Es ist nicht sicher, dass das Gericht der Anklage folgt. Allerdings machen sich die Verteidiger keine Illusionen. Sie werfen der Kammer vor, in ihrer Verhandlungsführung einen »Schulterschluss« mit der Bundesanwaltschaft praktiziert zu haben; von Beweislastumkehr war die Rede. Zwar musste die Anklägerin einräumen, dass sie keine »Smoking Gun« präsentieren kann und es mit Blick auf die vermeintliche kriminelle Vereinigung weder genaue Strukturen noch ein Gründungsdatum gibt. Auch liegt bei einem Szeneaussteiger, der entgegen den üblichen Gepflogenheiten in der linken Szene gegen seine früheren Mitstreiter auspackte und diese als Kronzeuge im Prozess schwer belastete, der Verdacht nahe, eigene Interessen zu verfolgen und zu taktieren.
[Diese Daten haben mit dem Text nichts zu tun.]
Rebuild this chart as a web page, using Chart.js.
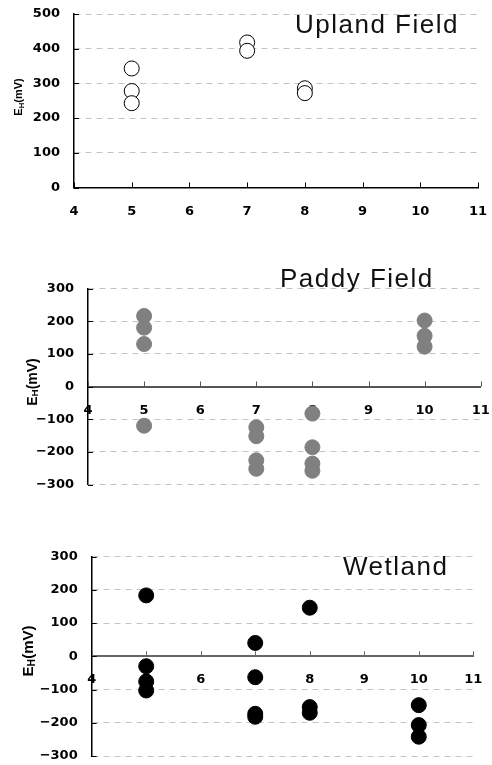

Dennoch wäre es eine faustdicke Überraschung, wenn das Gericht nicht langjährige Haftstrafen verhängen würde. Schlüter-Staats hat bereits angekündigt, die Urteilsbegründung werde ausführlicher als üblich ausfallen.

Die linke Szene mobilisiert zu Kundgebungen für den Tag des Urteils, vor allem aber für den kommenden Samstag, der seit Monaten zum »Tag X« stilisiert wird und an dem es eine große Demonstration in Leipzig geben soll. Weil im Internet Drohungen kursieren, für jedes Jahr Haftstrafe einen Sachschaden von einer Million Euro anzurichten, richten sich die Sicherheitsbehörden auf einen Großeinsatz ein und zeichnen ein Schreckensszenario von Eskalation und Randale. Man arbeite offenbar an einer »selbsterfüllenden Prophezeiung«, heißt es in einem offenen Brief des Leipziger Abgeordnetenbüros Linxxnet, in dem die linken Demonstranten freilich auch gebeten werden, Leipzig und das linke Szeneviertel Connewitz nicht zu »zerkloppen«.